As you progress through the levels, new tile types and power ups are introduced which yield some really interesting puzzles. The light blue tiles, of which there are none in the screen shot, can be walked on twice. The first time you step off one, it becomes a green tile and then has to be walked on again in order to complete the level. The purple trampoline tiles bounce you over the next tile or water, and you land the tile two away. Walking a red spinner tile causes the six neighboring tiles to rotate clockwise about you. Stepping on a yellow tiles causes a laser to fire in the direction you just stepped. With a couple of exceptions, this destroys the next tile. There are ice tiles which you slide on until you hit a tile or slide off into the water. There are a few more things which you will discover as you play the game.

There are also raised tiles, both green and light blue. You cannot climb up onto raised tiles. However, when you eliminate all of the regular tiles of either color, the raise tiles of that color lower. You then have access to them. You have to plan just right so that you are in the correct place to eliminate these new green tiles. Another way to gain access to raised tiles is via dark blue elevator tiles.

There are 100 levels. As you complete levels, neighboring levels on the map screen become available. Most of the time, several levels are available. The unfinished levels are denoted by a black ball on the map screen. If you are stuck on one level, you can work on the others and come back to that tricky one later. This is a good design choice and gives the game a sense of exploration as you work through the levels, unlock new areas, and are introduced to new tile types without ever feeling that you are stuck. The quality and pacing of the levels is excellent. The level design, the heart of any puzzle game, is as good as it gets. I had many a-ha moments playing Hex-a-hop.

Just when you think you understand the game, Hex-a-hop throws in a new wrinkle. After completing 75 levels, you are told your score on the levels you have completed along with the par score for those levels. Your score is essentially the number of steps you have taken. Levels for which you have matched the par score appear in gold on map screen. When you have completed a level, but did not match the par score, it appears as a silver ball. Now the hard core Hex-a-hoppers have a new challenge: make par on every level and turn all those silver balls gold.

A sure way to tell that a game is good is look at the fan reaction. There is an active forum at Caravel Gams. This is a good place for hints. And one fan has created a web site where you can upload your save game file and see how you rate against the world. There are a couple of levels where fans have done better than the Hex-a-hops par score.

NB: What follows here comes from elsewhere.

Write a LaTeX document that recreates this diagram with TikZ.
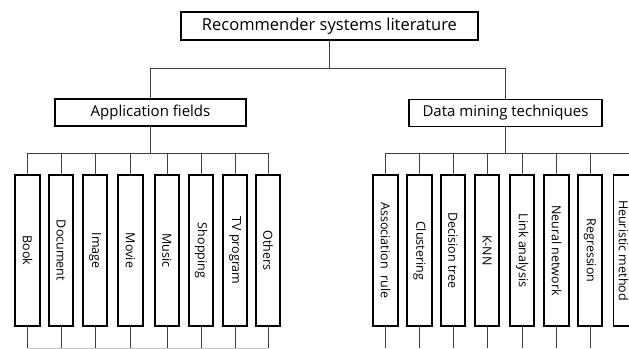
\documentclass[tikz,border=0pt]{standalone}
\usepackage{fontspec}
\setmainfont{Open Sans}
\begin{document}
\begin{tikzpicture}[x=1pt,y=-1pt,
  box/.style={draw=black, line width=1.8pt, fill=white, inner sep=0pt},
  head/.style={box, minimum height=27pt, font=\fontsize{15}{17}\selectfont},
  leaf/.style={box, minimum width=24.5pt, minimum height=151pt, font=\fontsize{12.5}{14}\selectfont},
  conn/.style={draw=gray!50!black, line width=0.9pt},
  faint/.style={draw=gray!45, line width=0.7pt}]
\useasboundingbox (0,0) rectangle (629,348);
\clip (0,0) rectangle (629,348);

% top level
\node[box, minimum width=297pt, minimum height=28pt, font=\fontsize{16.5}{19}\selectfont] (top) at (329.5,26) {Recommender systems literature};
\node[head, minimum width=191pt] (app) at (150.5,112.5) {Application fields};
\node[head, minimum width=193pt] (dm) at (505.5,113) {Data mining techniques};

% application leaves
\node[leaf] (book) at (27.5,250.5) {\rotatebox{-90}{Book}};
\node[leaf] (doc) at (61,250.5) {\rotatebox{-90}{Document}};
\node[leaf] (img) at (95,250.5) {\rotatebox{-90}{Image}};
\node[leaf] (movie) at (130.5,250.5) {\rotatebox{-90}{Movie}};
\node[leaf] (music) at (167,250.5) {\rotatebox{-90}{Music}};
\node[leaf] (shop) at (201,250.5) {\rotatebox{-90}{Shopping}};
\node[leaf] (tv) at (235,250.5) {\rotatebox{-90}{TV program}};
\node[leaf] (oth) at (268,250.5) {\rotatebox{-90}{Others}};

% technique leaves
\node[leaf] (assoc) at (385.5,250.5) {\rotatebox{-90}{Association\hspace{0.55em}rule}};
\node[leaf] (clus) at (419.5,250.5) {\rotatebox{-90}{Clustering}};
\node[leaf] (dtree) at (453,250.5) {\rotatebox{-90}{Decision tree}};
\node[leaf] (knn) at (487,250.5) {\rotatebox{-90}{K-NN}};
\node[leaf] (link) at (522,250.5) {\rotatebox{-90}{Link analysis}};
\node[leaf] (neur) at (556.5,250.5) {\rotatebox{-90}{Neural network}};
\node[leaf] (regr) at (590,250.5) {\rotatebox{-90}{Regression}};
\node[leaf, minimum width=37pt] (heur) at (632,250.5) {\hspace*{-17pt}\rotatebox{-90}{Heuristic method}};

% top connectors
\coordinate (j) at (329.5,68);
\draw[conn] (top.south) -- (j);
\draw[conn] (app.north) |- (j);
\draw[conn] (dm.north) |- (j);

% buses
\coordinate (bot) at (0,348);
\draw[conn] (app.south) -- ++(0,27) coordinate (lb);
\foreach \n in {book,doc,img,movie,music,shop,tv,oth}{
  \draw[conn] (lb) -| (\n.north);
  \draw[conn] (\n.south) -- (\n.south |- bot);
}
\draw[faint] ([yshift=-0.5pt]book.south |- bot) -- ([yshift=-0.5pt]oth.south |- bot);

\draw[conn] (dm.south) -- ++(0,26) coordinate (rb);
\foreach \n in {assoc,clus,dtree,knn,link,neur,regr,heur}{
  \draw[conn] (rb) -| (\n.north);
  \draw[conn] (\n.south) -- (\n.south |- bot);
}
\end{tikzpicture}
\end{document}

There are a few minor flaws in Hex-a-hop. Actually, these are not flaws, just parts of the game which are not perfect. One is that raised tiles partially obscure tiles behind them. Occasionally, this caused me to misclick. However, Hex-a-hop remembers your last eight or so moves. With right mouse clicks, you can undo any such mistakes. The ability to undo moves so easily is an obvious but brilliant design choice. Next, some of the rules are a little unclear. The effect of a laser on ice is one example. It does not destroy the ice because light goes through ice. Instead, the laser is split into two, 120 degrees to the left and the right. You have to learn how the various tiles interact. Another minor flaw is that the game does not have any audio. This did not bother me in the least, but it might be a negative to some. Lastly, there is no level editor. Looking at the levels.dat file with a hex editor, it does not look difficult to decipher. On the other hand, I am not sure anyone could make better levels.

There are several similar games to Hex-a-hop. Although, none is nearly as good. Here are four. All of them are played on a rectangular grid. I previously reviewed MASRDBE. Pozzo is a fun game. Although some of the later levels require some careful timing. Using Macromedia Flash, you can play Pyramids of Ra in Iso in your browser. Tilox is another web based game. It adds in jumps.